Source material:
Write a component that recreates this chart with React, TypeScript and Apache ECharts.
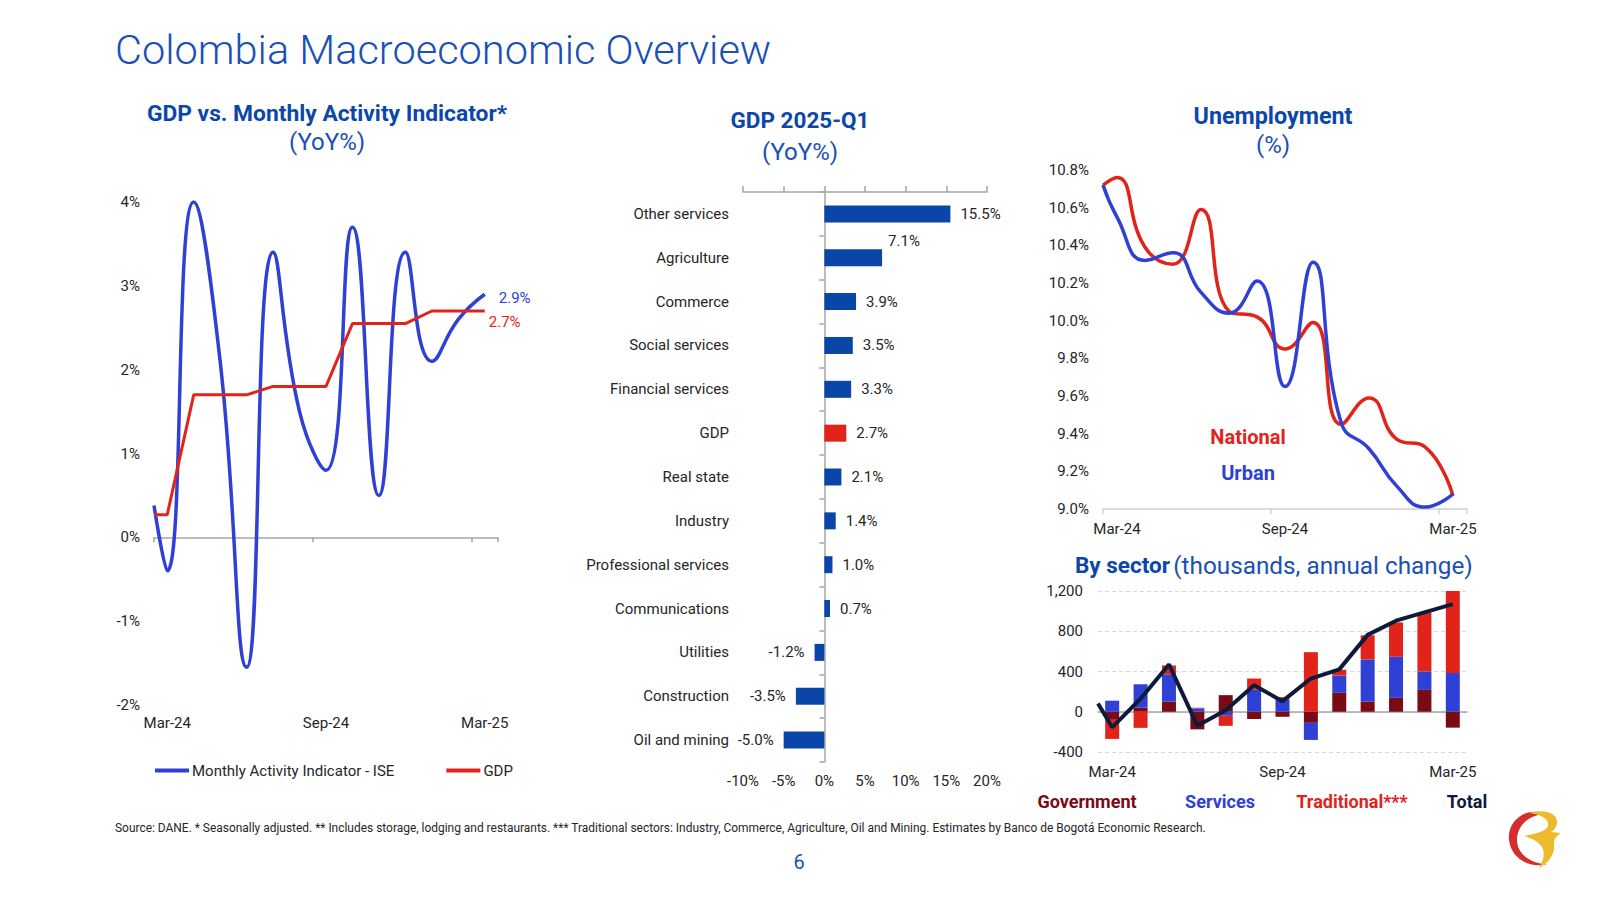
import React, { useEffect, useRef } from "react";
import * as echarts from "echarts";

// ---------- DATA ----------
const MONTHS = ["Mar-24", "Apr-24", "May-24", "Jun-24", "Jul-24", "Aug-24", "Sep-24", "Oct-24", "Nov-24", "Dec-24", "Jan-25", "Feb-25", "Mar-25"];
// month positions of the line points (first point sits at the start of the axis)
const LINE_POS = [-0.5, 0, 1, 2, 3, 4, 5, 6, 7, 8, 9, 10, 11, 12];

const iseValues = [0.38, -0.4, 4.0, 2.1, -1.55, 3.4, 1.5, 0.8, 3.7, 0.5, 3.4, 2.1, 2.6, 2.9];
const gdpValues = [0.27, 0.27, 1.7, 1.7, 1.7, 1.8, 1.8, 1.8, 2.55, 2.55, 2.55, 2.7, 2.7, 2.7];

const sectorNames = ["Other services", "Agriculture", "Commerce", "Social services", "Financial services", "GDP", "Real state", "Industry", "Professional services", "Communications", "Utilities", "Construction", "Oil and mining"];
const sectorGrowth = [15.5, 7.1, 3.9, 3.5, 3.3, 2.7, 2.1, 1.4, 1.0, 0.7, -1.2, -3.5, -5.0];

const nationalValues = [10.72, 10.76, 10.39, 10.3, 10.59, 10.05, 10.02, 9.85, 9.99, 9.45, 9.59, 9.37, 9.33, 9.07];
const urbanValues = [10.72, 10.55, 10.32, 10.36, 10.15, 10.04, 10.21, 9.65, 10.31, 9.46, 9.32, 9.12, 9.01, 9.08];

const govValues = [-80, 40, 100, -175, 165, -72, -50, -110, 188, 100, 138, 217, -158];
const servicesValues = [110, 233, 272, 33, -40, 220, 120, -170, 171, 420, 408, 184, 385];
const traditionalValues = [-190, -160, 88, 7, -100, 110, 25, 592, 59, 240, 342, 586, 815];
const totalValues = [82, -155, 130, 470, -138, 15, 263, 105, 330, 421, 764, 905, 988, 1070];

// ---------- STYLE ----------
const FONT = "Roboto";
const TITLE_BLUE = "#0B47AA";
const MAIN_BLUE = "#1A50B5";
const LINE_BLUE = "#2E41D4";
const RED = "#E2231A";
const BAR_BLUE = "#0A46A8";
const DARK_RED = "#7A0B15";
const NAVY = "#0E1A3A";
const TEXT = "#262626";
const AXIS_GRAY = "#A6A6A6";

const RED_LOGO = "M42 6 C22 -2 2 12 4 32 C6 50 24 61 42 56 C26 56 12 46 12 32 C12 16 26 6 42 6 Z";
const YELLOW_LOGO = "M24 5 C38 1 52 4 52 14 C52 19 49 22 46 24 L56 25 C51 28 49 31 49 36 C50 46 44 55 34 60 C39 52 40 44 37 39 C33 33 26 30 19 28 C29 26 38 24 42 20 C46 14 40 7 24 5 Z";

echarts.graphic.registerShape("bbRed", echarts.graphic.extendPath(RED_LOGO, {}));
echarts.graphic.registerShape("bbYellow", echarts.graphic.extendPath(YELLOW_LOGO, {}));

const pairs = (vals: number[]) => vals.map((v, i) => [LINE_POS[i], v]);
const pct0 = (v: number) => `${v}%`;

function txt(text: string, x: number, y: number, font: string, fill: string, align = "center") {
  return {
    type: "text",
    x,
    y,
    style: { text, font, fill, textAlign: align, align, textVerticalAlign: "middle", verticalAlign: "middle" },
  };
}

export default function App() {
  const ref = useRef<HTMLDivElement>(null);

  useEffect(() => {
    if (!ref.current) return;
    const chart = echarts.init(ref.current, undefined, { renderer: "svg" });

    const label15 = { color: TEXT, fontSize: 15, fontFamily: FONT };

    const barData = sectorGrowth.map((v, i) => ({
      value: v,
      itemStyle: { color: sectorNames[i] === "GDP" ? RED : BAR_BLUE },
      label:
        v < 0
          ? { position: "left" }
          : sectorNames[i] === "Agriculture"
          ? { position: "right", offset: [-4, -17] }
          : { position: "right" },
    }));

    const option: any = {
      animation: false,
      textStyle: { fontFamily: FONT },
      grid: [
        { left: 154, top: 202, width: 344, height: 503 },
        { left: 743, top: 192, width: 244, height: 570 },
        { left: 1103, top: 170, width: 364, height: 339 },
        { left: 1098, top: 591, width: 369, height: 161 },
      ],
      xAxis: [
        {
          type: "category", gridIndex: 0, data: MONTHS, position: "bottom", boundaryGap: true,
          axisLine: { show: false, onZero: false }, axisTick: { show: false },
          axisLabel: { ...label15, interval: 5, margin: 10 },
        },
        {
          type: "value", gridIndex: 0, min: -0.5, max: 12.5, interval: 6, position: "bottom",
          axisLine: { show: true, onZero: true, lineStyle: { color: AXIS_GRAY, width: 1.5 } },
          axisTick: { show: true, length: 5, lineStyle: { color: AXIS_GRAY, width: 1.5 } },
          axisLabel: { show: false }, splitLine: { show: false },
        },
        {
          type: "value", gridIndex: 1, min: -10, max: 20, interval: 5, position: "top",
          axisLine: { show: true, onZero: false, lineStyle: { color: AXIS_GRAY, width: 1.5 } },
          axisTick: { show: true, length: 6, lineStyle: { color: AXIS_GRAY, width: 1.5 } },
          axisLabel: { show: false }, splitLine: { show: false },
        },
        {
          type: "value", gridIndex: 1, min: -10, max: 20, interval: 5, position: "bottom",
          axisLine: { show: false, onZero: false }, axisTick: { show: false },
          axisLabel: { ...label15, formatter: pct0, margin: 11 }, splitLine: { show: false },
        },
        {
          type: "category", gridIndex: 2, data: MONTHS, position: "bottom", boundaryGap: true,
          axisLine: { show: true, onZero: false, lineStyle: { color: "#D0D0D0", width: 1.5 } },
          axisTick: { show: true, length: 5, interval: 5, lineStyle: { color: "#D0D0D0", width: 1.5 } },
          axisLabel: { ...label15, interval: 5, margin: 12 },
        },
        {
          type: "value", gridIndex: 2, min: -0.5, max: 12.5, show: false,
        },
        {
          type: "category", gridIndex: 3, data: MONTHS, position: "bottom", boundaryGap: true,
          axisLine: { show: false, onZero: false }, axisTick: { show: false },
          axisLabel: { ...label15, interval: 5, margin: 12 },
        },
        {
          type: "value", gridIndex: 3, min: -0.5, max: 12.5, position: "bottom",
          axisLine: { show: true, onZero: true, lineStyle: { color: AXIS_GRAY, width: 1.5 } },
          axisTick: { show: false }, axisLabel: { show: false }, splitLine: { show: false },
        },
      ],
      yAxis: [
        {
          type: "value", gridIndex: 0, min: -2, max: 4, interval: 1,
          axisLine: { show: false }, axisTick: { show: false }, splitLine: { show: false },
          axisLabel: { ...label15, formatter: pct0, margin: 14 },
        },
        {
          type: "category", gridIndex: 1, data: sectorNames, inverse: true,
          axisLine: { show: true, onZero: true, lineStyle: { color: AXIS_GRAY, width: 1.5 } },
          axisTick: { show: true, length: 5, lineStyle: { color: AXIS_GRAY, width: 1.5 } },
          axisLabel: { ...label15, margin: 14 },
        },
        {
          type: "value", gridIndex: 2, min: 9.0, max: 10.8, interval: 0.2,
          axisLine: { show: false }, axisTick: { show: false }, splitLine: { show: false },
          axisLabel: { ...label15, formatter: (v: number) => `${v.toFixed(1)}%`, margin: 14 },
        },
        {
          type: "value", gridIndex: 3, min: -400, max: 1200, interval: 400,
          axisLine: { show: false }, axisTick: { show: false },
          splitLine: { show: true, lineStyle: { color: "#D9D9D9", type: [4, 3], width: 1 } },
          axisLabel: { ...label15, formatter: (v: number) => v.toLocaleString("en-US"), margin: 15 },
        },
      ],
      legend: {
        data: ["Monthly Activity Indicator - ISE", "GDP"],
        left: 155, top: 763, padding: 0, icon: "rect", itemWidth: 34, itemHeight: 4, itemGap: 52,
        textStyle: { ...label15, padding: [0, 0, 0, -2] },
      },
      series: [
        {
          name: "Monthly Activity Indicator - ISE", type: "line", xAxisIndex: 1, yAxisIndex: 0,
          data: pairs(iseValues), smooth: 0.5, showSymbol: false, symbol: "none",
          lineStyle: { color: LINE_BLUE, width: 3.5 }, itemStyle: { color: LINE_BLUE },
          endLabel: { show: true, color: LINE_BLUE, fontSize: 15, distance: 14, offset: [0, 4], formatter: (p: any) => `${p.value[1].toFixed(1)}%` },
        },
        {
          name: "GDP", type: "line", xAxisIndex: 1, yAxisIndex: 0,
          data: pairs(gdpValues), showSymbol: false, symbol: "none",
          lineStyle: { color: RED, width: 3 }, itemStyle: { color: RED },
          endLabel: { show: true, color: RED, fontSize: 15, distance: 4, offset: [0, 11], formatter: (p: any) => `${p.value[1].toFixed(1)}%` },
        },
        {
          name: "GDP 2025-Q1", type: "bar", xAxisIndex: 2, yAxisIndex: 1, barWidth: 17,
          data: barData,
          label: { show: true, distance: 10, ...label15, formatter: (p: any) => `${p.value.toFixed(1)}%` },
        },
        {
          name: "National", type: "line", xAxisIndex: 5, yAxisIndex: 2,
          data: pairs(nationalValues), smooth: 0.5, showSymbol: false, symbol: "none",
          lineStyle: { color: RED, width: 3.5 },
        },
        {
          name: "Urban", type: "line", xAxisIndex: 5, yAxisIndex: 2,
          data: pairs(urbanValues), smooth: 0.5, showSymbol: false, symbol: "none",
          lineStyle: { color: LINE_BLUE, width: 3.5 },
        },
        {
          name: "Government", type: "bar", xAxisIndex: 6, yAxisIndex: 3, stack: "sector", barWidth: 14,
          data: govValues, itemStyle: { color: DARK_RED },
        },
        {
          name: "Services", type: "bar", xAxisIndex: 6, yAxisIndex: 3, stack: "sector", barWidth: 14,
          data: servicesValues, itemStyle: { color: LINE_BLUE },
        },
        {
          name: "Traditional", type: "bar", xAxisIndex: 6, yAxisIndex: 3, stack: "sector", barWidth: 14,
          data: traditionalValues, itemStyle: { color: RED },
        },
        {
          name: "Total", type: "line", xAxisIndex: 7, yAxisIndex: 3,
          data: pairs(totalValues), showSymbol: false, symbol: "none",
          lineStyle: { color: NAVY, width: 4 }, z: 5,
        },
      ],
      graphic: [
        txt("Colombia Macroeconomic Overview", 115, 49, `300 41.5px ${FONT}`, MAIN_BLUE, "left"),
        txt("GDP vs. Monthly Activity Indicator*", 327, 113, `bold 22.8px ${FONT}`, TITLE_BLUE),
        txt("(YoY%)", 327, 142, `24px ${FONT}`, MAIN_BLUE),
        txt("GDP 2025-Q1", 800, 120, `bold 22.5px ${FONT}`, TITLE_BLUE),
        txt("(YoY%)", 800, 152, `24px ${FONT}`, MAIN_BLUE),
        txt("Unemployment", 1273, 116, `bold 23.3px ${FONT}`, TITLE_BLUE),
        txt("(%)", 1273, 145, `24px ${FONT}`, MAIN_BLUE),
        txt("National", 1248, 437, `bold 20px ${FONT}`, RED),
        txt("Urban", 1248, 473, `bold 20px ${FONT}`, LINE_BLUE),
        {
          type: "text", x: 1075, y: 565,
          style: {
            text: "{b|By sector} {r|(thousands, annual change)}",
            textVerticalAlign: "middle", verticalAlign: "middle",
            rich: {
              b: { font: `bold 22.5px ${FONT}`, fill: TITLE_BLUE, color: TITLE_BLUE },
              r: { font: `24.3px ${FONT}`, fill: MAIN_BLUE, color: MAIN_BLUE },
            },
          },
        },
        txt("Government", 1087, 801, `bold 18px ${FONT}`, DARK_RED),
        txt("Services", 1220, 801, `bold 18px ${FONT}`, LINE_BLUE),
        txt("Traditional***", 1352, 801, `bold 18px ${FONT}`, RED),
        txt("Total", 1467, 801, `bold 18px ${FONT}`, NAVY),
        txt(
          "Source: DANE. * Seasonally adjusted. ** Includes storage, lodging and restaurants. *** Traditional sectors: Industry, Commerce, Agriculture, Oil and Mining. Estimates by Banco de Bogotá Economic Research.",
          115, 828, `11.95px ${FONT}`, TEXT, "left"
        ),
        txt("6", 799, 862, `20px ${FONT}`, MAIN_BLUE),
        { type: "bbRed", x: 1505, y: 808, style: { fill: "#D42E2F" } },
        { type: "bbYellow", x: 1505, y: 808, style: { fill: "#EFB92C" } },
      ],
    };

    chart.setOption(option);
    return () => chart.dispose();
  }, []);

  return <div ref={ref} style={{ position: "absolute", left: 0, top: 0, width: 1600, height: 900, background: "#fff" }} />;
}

Set problem: Write out each line of the listing above, exactly, from its first line to the line holding "10, 11, 12];", inclusive. Skip the pictures.

Answer in full:
Write a component that recreates this chart with React, TypeScript and Apache ECharts.
import React, { useEffect, useRef } from "react";
import * as echarts from "echarts";

// ---------- DATA ----------
const MONTHS = ["Mar-24", "Apr-24", "May-24", "Jun-24", "Jul-24", "Aug-24", "Sep-24", "Oct-24", "Nov-24", "Dec-24", "Jan-25", "Feb-25", "Mar-25"];
// month positions of the line points (first point sits at the start of the axis)
const LINE_POS = [-0.5, 0, 1, 2, 3, 4, 5, 6, 7, 8, 9, 10, 11, 12];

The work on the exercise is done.